Como muestra de que esta reflexión no se mueve en el terreno de lo abstracto o de lo utópico o de lo demagógico, me referiré a dos conceptos que han cristalizado fuertemente en nuestro Derecho, como son el “lucro cesante” y el “enriquecimiento injusto”. El Derecho -ya desde antiguo- admite y protege el lucro, no cabe duda. Pero también proscribe y rechaza el enriquecimiento injusto. Son como los dos focos de la elipse en cuya línea de tensión tiene que desarrollarse esa convivencia pacífica y justa a la que todos aspiramos.

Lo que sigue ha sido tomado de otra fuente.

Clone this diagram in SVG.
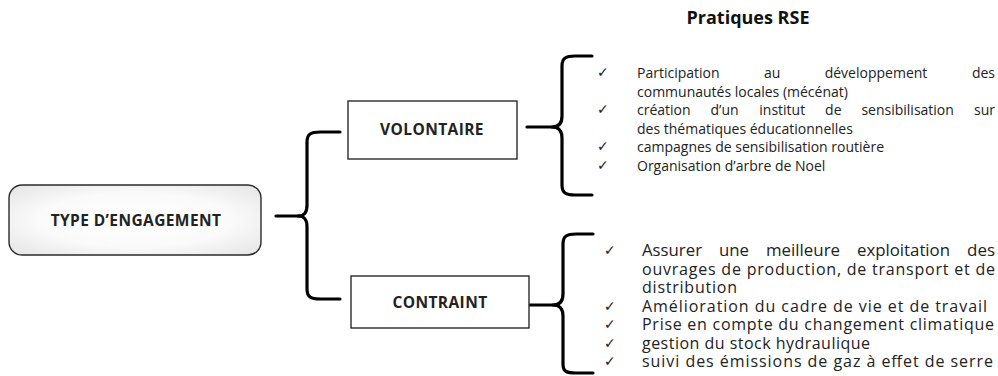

En no pocas ocasiones, frente a realidades del todo indeseables (violencia sobre menores y sobre mujeres, violencia sobre colectivos discriminados, violencia contra animales y contra el medio ambiente…etc.) se suele hablar de “tolerancia cero”, como indicando que hay determinados umbrales que no pueden ser sobrepasados. Por eso, como los cambios en la humanidad, se producen en intervalos largos, sin perjuicio de admitir que llegar a lo perfecto o a lo óptimo llevará mucho tiempo, lo que sí se puede exigir es que esos umbrales de “lo menos” y de “lo más”, de la “pobreza” y de la “riqueza” se vayan elevando y reduciendo, respectivamente, para que la horquilla de la desigualdad deje de ampliarse. Tolerancia cero para con los salarios indignos (que no permiten una vida personal y familiar acorde con la dignidad humana) y tolerancia cero para con los beneficios abusivos (que degradan la dignidad de quienes los persiguen desaforadamente en un contexto mundial de desigualdad). Que esto sea posible o no, lo tiene que decidir la propia ciudadanía. Si el problema está en la humanidad, en la humanidad está también la solución.